Set exercise: Repeat each line of the material below exactly as it appears, minus any pictures.

===== Given material =====

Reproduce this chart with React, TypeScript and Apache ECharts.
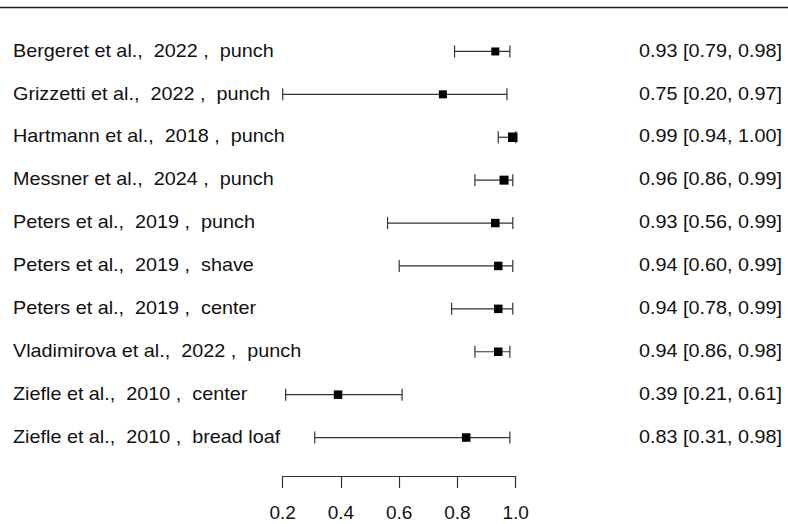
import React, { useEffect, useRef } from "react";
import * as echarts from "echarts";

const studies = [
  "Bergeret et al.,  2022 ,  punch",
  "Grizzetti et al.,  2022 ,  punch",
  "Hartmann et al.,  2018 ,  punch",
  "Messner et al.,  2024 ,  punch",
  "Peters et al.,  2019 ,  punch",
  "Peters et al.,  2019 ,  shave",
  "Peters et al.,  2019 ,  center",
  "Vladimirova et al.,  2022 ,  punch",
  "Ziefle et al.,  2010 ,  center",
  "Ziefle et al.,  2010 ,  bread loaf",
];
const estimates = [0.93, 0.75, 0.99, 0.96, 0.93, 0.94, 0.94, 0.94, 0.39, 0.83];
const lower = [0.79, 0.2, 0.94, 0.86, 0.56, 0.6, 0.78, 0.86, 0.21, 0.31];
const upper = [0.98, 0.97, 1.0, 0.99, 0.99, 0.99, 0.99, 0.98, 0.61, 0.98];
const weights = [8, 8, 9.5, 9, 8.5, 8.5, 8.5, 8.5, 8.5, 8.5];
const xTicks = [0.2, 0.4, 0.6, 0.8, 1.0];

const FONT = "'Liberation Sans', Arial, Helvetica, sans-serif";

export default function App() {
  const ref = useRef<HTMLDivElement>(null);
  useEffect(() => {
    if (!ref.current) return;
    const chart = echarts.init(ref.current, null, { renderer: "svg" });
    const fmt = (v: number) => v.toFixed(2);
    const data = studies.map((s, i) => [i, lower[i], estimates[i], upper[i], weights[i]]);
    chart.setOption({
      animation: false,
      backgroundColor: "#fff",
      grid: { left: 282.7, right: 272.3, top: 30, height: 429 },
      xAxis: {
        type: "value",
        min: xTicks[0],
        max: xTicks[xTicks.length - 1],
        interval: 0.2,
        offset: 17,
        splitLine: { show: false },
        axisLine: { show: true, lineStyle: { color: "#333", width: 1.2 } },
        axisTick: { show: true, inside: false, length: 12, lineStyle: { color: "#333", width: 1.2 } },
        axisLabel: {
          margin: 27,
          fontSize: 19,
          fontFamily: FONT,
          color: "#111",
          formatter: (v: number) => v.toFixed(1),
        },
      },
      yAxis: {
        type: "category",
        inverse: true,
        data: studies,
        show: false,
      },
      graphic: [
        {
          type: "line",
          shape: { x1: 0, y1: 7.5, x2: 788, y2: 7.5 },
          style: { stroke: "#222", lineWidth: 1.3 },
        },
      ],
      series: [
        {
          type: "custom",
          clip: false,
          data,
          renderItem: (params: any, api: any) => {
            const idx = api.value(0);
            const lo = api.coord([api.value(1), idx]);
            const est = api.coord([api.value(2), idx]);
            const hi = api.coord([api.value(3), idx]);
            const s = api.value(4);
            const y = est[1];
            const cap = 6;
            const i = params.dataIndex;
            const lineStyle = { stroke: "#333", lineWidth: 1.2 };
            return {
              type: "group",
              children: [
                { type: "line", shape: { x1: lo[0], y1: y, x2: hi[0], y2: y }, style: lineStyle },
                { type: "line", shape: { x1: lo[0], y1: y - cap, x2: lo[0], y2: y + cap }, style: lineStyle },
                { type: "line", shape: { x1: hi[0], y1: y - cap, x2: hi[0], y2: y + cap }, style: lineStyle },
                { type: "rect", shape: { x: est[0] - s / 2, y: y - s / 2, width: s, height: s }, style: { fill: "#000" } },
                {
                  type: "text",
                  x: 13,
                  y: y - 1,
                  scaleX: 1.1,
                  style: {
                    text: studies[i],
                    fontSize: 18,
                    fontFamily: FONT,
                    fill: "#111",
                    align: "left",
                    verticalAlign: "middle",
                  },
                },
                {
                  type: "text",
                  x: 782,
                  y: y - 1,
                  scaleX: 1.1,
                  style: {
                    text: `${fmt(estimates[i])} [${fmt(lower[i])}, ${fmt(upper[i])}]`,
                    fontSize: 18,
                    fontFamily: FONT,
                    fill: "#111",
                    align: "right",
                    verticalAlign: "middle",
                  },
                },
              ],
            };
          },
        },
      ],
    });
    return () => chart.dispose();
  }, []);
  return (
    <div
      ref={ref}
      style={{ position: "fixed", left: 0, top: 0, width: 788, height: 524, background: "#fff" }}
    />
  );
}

=====

Output for this task:
Reproduce this chart with React, TypeScript and Apache ECharts.
import React, { useEffect, useRef } from "react";
import * as echarts from "echarts";

const studies = [
  "Bergeret et al.,  2022 ,  punch",
  "Grizzetti et al.,  2022 ,  punch",
  "Hartmann et al.,  2018 ,  punch",
  "Messner et al.,  2024 ,  punch",
  "Peters et al.,  2019 ,  punch",
  "Peters et al.,  2019 ,  shave",
  "Peters et al.,  2019 ,  center",
  "Vladimirova et al.,  2022 ,  punch",
  "Ziefle et al.,  2010 ,  center",
  "Ziefle et al.,  2010 ,  bread loaf",
];
const estimates = [0.93, 0.75, 0.99, 0.96, 0.93, 0.94, 0.94, 0.94, 0.39, 0.83];
const lower = [0.79, 0.2, 0.94, 0.86, 0.56, 0.6, 0.78, 0.86, 0.21, 0.31];
const upper = [0.98, 0.97, 1.0, 0.99, 0.99, 0.99, 0.99, 0.98, 0.61, 0.98];
const weights = [8, 8, 9.5, 9, 8.5, 8.5, 8.5, 8.5, 8.5, 8.5];
const xTicks = [0.2, 0.4, 0.6, 0.8, 1.0];

const FONT = "'Liberation Sans', Arial, Helvetica, sans-serif";

export default function App() {
  const ref = useRef<HTMLDivElement>(null);
  useEffect(() => {
    if (!ref.current) return;
    const chart = echarts.init(ref.current, null, { renderer: "svg" });
    const fmt = (v: number) => v.toFixed(2);
    const data = studies.map((s, i) => [i, lower[i], estimates[i], upper[i], weights[i]]);
    chart.setOption({
      animation: false,
      backgroundColor: "#fff",
      grid: { left: 282.7, right: 272.3, top: 30, height: 429 },
      xAxis: {
        type: "value",
        min: xTicks[0],
        max: xTicks[xTicks.length - 1],
        interval: 0.2,
        offset: 17,
        splitLine: { show: false },
        axisLine: { show: true, lineStyle: { color: "#333", width: 1.2 } },
        axisTick: { show: true, inside: false, length: 12, lineStyle: { color: "#333", width: 1.2 } },
        axisLabel: {
          margin: 27,
          fontSize: 19,
          fontFamily: FONT,
          color: "#111",
          formatter: (v: number) => v.toFixed(1),
        },
      },
      yAxis: {
        type: "category",
        inverse: true,
        data: studies,
        show: false,
      },
      graphic: [
        {
          type: "line",
          shape: { x1: 0, y1: 7.5, x2: 788, y2: 7.5 },
          style: { stroke: "#222", lineWidth: 1.3 },
        },
      ],
      series: [
        {
          type: "custom",
          clip: false,
          data,
          renderItem: (params: any, api: any) => {
            const idx = api.value(0);
            const lo = api.coord([api.value(1), idx]);
            const est = api.coord([api.value(2), idx]);
            const hi = api.coord([api.value(3), idx]);
            const s = api.value(4);
            const y = est[1];
            const cap = 6;
            const i = params.dataIndex;
            const lineStyle = { stroke: "#333", lineWidth: 1.2 };
            return {
              type: "group",
              children: [
                { type: "line", shape: { x1: lo[0], y1: y, x2: hi[0], y2: y }, style: lineStyle },
                { type: "line", shape: { x1: lo[0], y1: y - cap, x2: lo[0], y2: y + cap }, style: lineStyle },
                { type: "line", shape: { x1: hi[0], y1: y - cap, x2: hi[0], y2: y + cap }, style: lineStyle },
                { type: "rect", shape: { x: est[0] - s / 2, y: y - s / 2, width: s, height: s }, style: { fill: "#000" } },
                {
                  type: "text",
                  x: 13,
                  y: y - 1,
                  scaleX: 1.1,
                  style: {
                    text: studies[i],
                    fontSize: 18,
                    fontFamily: FONT,
                    fill: "#111",
                    align: "left",
                    verticalAlign: "middle",
                  },
                },
                {
                  type: "text",
                  x: 782,
                  y: y - 1,
                  scaleX: 1.1,
                  style: {
                    text: `${fmt(estimates[i])} [${fmt(lower[i])}, ${fmt(upper[i])}]`,
                    fontSize: 18,
                    fontFamily: FONT,
                    fill: "#111",
                    align: "right",
                    verticalAlign: "middle",
                  },
                },
              ],
            };
          },
        },
      ],
    });
    return () => chart.dispose();
  }, []);
  return (
    <div
      ref={ref}
      style={{ position: "fixed", left: 0, top: 0, width: 788, height: 524, background: "#fff" }}
    />
  );
}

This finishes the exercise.